My daughter invited me and my partner to drive down to Naples, FL, so that we could watch my eight-year-old granddaughter, Gracey, perform in a play entitled “Honk, Jr.,” a musical based on the story of “The Ugly Duckling.” My eight-year-old Gracey was the youngest member of the cast but performed as professionally as did all the cast. I was amazed that a group of mostly teenagers could display such unadulterated talent and self-confidence. The “ugly duckling” was a chubby young fellow who, once he was “hatched,” never left his role and coached the audience into feeling sorry for him for his being “different.” The father, who was a neglectful husband until his wife had to leave and search for her missing “duckling,” was a diminutive Asian teenager who sang amazingly and never stopped acting. There was the sinister cat seeking out ducklings. She was beguiling while whining out her musical enticements. I was impressed that a group of young people could so ably win over an audience. Of course, most of us, I’m sure, were family members. Nevertheless, I have seen many Broadway musicals, some incredibly well-done, but others presented with lacklustre. This presentation was far beyond what this grandparent had expected from this little drama group in Naples.

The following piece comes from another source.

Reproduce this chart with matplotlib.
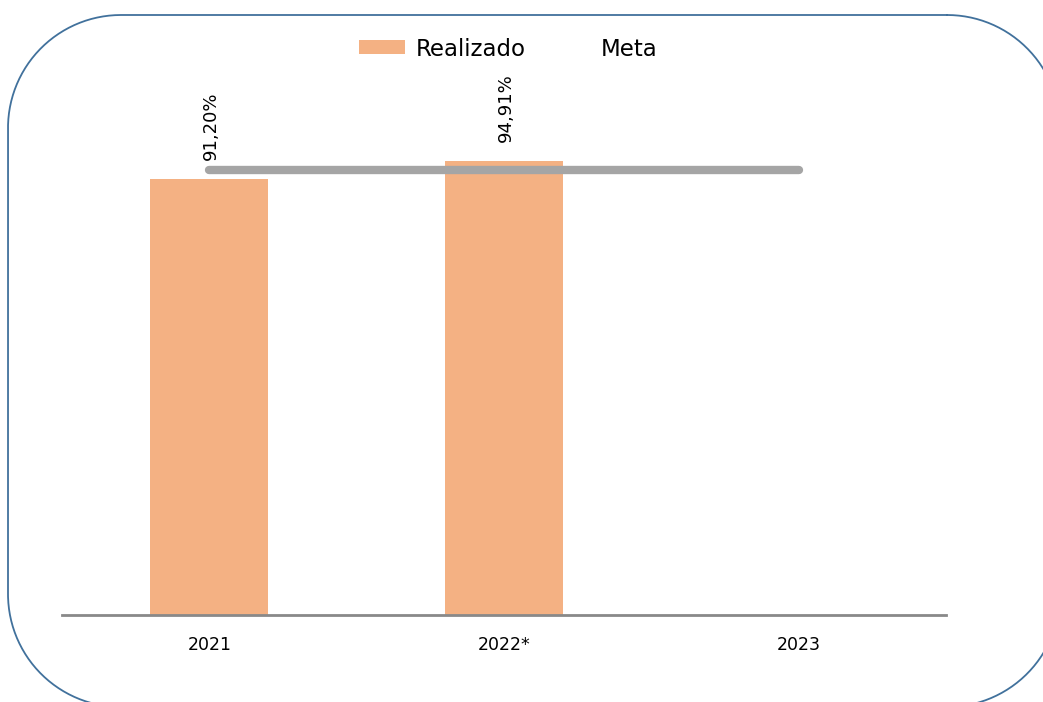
import numpy as np
import matplotlib.pyplot as plt
from matplotlib.patches import Patch
from matplotlib.lines import Line2D

plt.rcParams["font.family"] = ["DejaVu Sans"]

categories = ["2021", "2022*", "2023"]
realizado = [91.20, 94.91, None]
meta = [93.1, 93.1, 93.1]
labels = ["91,20%", "94,91%", ""]

W, H = 1043, 702
fig = plt.figure(figsize=(W / 100, H / 100), dpi=100)

# rounded frame, drawn in pixel units on a full-figure overlay
bg = fig.add_axes([0, 0, 1, 1])
bg.set_xlim(0, W)
bg.set_ylim(H, 0)
bg.axis("off")
left, top, right, bottom, r = 8, 15, 1060, 707, 113
corners = [(right - r, top + r, -90, 0), (right - r, bottom - r, 0, 90),
           (left + r, bottom - r, 90, 180), (left + r, top + r, 180, 270)]
px, py = [], []
for cx, cy, a0, a1 in corners:
    t = np.radians(np.linspace(a0, a1, 60))
    px.extend(cx + r * np.cos(t))
    py.extend(cy + r * np.sin(t))
px.append(px[0])
py.append(py[0])
bg.plot(px, py, color="#41719C", lw=1.3, clip_on=False)

ax = fig.add_axes([62 / W, (H - 615) / H, (946 - 62) / W, (615 - 137) / H])
x = list(range(len(categories)))
bx = [i for i, v in zip(x, realizado) if v is not None]
bv = [v for v in realizado if v is not None]
ax.bar(bx, bv, width=0.4, color="#F4B183", zorder=2)
ax.plot(x, meta, color="#A5A5A5", lw=6, solid_capstyle="round", zorder=3)

for i, v, t in zip(x, realizado, labels):
    if v is None:
        continue
    ax.annotate(t, (i, v), xytext=(1, 14), textcoords="offset points",
                rotation=90, ha="center", va="bottom", fontsize=13,
                annotation_clip=False)

ax.set_xlim(-0.5, 2.5)
ax.set_ylim(0, 100)
ax.set_xticks(x)
ax.set_xticklabels(categories, fontsize=12.5)
ax.tick_params(axis="x", length=0, pad=15)
ax.set_yticks([])
for s in ["top", "right", "left"]:
    ax.spines[s].set_visible(False)
ax.spines["bottom"].set_color("#898989")
ax.spines["bottom"].set_linewidth(2)
ax.patch.set_alpha(0)

handles = [Patch(facecolor="#F4B183", edgecolor="none", label="Realizado"),
           Line2D([], [], color="none", label="Meta")]
fig.legend(handles=handles, loc="center", bbox_to_anchor=(508 / W, 1 - 49 / H),
           ncol=2, frameon=False, fontsize=16.5, handlelength=2.0,
           handleheight=0.56, handletextpad=0.5, columnspacing=0.75,
           borderpad=0.2)

fig.savefig("out.png", dpi=100)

My partner is nicknamed “Mr. Meticulous.” I gave him that nickname soon after he moved in with me. He immediately took over the washing, the ironing, and the general upkeep of the house. He began to spray against aromas and to make up the bed every day, something I had never been prone to do. He even checked the expiration dates on food we brought into the house. I had many food items which he removed for having expired dates. This past January, we made our first flight together. We were flying Edelweiss Airlines from Zürich to Tampa. During the flight, Dimitris excused himself to go to the restroom. When he returned after a lengthy stay, he reported that the bathroom on the plane had needed some attention. He had cleaned the entire restroom, adding aroma spray, straightening up the paper towels, and cleaning the sink. I couldn’t believe it. Later he returned and found that the spray was missing. I’m recommending him for a janitorial job with the airline.